### [SHORT EXERCISE]
Count how many lines have the word "this" in them. Reply with that number by itself.

Data extracted from a collection
***

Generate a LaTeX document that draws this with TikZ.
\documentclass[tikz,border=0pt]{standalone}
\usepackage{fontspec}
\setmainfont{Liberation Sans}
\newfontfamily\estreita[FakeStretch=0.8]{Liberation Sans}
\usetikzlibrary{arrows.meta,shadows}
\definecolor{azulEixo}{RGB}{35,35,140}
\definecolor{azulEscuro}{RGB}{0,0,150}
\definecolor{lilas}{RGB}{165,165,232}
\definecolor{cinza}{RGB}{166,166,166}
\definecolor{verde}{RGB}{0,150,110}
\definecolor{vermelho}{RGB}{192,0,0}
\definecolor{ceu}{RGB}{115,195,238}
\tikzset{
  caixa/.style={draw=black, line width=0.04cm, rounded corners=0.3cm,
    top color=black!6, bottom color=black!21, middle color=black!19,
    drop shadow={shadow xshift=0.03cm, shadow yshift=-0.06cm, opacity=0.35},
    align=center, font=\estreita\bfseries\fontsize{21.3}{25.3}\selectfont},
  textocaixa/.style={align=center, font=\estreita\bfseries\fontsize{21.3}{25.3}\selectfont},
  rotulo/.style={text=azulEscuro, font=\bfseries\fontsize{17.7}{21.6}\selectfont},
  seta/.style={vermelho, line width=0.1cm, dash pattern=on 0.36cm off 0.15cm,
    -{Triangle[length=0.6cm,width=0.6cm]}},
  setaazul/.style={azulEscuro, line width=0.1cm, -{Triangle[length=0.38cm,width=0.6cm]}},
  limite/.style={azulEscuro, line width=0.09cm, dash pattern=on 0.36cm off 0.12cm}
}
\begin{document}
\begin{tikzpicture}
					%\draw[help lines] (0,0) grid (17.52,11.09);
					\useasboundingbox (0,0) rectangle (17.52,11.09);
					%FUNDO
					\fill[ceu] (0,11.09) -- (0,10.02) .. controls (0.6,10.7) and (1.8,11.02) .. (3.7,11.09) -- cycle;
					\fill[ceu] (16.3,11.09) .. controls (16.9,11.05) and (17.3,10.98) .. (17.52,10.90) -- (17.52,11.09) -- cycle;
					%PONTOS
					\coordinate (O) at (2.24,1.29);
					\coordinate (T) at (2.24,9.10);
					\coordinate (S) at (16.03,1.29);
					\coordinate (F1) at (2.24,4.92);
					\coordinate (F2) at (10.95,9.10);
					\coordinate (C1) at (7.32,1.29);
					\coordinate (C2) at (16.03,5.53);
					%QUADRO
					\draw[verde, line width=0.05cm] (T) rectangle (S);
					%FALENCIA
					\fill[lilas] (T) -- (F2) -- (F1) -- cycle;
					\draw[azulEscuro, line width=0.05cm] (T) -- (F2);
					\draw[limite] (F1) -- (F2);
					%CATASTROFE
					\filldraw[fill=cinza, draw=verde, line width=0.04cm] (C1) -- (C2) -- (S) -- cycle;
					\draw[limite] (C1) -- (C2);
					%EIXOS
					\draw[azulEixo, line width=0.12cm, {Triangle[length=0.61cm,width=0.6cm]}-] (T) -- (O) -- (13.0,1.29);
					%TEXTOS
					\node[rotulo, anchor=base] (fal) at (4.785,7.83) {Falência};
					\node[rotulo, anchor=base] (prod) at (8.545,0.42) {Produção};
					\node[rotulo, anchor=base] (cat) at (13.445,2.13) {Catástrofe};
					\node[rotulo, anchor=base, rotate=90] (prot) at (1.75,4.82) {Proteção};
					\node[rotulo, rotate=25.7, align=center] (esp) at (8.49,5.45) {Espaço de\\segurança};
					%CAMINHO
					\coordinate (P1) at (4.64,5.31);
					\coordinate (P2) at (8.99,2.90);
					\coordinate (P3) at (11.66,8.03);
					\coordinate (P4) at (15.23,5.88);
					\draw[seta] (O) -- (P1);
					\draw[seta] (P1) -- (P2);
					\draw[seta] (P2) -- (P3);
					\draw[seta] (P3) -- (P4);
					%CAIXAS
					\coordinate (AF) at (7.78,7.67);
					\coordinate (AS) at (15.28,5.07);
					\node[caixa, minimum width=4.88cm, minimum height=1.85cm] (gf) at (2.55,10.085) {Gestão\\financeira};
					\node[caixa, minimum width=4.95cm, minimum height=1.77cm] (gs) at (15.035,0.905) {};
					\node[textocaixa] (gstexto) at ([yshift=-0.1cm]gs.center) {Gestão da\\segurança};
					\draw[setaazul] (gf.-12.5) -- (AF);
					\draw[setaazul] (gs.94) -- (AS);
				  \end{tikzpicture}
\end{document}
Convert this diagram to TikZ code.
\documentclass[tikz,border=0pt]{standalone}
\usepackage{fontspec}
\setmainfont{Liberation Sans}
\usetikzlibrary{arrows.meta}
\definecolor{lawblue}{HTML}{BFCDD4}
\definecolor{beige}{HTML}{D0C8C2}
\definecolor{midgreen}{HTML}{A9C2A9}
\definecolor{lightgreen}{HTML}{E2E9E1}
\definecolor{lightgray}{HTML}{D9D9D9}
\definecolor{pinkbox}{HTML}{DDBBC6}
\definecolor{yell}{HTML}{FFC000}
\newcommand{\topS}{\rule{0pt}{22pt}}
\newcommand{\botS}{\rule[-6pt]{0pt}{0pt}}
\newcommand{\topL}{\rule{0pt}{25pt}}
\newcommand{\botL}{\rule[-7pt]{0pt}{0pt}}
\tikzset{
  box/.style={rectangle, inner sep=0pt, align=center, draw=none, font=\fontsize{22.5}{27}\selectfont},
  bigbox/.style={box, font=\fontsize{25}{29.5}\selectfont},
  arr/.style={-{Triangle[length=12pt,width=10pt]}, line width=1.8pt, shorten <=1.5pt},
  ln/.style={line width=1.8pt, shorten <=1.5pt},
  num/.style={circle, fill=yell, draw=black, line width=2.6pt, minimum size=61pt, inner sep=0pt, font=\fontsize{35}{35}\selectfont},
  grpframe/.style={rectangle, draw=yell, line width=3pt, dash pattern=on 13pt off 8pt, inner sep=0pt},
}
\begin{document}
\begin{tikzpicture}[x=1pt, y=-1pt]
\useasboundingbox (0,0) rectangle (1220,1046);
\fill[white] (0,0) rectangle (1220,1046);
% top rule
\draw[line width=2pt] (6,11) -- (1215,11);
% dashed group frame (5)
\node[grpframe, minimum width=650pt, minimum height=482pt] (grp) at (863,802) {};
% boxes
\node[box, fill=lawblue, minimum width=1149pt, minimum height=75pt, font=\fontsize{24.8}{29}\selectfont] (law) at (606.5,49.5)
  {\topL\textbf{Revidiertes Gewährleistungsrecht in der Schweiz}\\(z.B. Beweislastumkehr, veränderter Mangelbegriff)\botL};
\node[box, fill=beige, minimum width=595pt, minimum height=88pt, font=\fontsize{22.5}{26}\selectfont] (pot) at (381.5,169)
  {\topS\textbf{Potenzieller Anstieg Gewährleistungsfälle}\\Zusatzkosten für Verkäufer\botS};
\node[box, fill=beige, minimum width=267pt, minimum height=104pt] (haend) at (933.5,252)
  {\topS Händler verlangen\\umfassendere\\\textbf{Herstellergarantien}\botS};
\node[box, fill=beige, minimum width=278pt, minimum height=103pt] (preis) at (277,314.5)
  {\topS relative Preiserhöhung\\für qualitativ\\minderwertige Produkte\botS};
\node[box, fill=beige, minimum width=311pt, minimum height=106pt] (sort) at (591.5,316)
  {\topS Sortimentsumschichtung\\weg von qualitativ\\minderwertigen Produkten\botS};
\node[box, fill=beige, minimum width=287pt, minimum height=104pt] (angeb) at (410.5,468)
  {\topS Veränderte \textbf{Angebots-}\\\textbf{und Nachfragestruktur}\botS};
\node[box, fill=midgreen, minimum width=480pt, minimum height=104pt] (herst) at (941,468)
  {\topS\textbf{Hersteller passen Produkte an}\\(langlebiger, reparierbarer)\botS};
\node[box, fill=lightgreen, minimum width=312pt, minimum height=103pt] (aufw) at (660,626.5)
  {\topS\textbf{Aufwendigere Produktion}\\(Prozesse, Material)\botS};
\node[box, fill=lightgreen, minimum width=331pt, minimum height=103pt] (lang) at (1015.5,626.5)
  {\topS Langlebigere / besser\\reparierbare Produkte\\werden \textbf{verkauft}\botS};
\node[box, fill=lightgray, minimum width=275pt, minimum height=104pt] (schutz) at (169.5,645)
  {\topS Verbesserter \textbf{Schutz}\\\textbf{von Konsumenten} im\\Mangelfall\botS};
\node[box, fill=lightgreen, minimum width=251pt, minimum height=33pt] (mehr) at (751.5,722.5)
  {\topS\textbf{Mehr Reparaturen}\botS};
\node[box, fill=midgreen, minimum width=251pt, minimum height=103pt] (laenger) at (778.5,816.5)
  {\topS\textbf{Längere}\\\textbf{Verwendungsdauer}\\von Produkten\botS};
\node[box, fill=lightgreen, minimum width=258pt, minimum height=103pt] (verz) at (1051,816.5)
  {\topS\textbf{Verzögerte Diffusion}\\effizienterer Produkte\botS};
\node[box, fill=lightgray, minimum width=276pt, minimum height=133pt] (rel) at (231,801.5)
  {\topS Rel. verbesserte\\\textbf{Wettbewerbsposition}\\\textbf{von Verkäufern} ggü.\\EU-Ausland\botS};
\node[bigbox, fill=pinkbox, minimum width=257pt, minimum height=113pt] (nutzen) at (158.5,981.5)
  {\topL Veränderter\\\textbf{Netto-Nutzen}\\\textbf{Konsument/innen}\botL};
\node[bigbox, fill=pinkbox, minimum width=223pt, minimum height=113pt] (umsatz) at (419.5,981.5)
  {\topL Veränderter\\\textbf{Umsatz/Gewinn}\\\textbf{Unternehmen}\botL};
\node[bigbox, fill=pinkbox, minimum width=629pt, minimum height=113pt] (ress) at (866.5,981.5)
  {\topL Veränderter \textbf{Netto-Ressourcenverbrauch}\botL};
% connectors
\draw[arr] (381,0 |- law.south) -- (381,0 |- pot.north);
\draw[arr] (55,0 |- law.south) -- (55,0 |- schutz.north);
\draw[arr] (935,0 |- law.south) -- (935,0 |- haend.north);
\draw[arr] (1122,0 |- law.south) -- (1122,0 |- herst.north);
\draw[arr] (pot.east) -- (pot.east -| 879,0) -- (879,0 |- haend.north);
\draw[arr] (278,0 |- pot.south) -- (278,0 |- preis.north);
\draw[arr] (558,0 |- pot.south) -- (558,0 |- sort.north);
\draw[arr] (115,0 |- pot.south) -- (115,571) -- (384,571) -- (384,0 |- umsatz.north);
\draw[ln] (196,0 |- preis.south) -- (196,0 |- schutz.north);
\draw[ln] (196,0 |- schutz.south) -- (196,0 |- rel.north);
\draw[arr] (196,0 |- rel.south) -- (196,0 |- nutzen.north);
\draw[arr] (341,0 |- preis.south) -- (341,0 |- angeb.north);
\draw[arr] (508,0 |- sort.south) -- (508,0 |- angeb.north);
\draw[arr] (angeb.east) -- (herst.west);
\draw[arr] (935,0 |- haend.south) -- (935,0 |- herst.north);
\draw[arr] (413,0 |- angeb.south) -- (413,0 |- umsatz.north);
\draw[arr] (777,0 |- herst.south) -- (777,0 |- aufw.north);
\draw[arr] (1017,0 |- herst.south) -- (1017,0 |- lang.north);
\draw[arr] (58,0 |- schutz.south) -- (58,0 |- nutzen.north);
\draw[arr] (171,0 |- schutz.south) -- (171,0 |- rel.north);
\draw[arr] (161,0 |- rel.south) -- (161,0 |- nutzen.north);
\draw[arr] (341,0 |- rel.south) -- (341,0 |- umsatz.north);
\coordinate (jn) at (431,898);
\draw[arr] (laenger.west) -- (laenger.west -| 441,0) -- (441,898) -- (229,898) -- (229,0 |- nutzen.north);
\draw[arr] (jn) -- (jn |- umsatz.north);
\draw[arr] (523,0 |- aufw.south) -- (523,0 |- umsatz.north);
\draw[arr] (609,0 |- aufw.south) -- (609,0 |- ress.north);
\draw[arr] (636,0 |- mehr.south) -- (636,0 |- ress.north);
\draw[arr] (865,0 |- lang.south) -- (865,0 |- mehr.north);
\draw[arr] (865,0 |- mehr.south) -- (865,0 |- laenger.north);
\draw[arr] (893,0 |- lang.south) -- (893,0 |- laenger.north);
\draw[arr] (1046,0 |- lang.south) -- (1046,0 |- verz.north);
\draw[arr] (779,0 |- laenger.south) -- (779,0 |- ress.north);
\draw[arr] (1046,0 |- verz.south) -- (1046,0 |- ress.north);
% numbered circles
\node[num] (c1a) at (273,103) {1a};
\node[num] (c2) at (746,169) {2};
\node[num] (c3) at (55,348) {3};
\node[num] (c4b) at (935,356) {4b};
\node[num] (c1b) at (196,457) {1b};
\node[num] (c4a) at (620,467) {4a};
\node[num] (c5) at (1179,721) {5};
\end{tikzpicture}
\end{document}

***

### [TASK RESPONSE]
2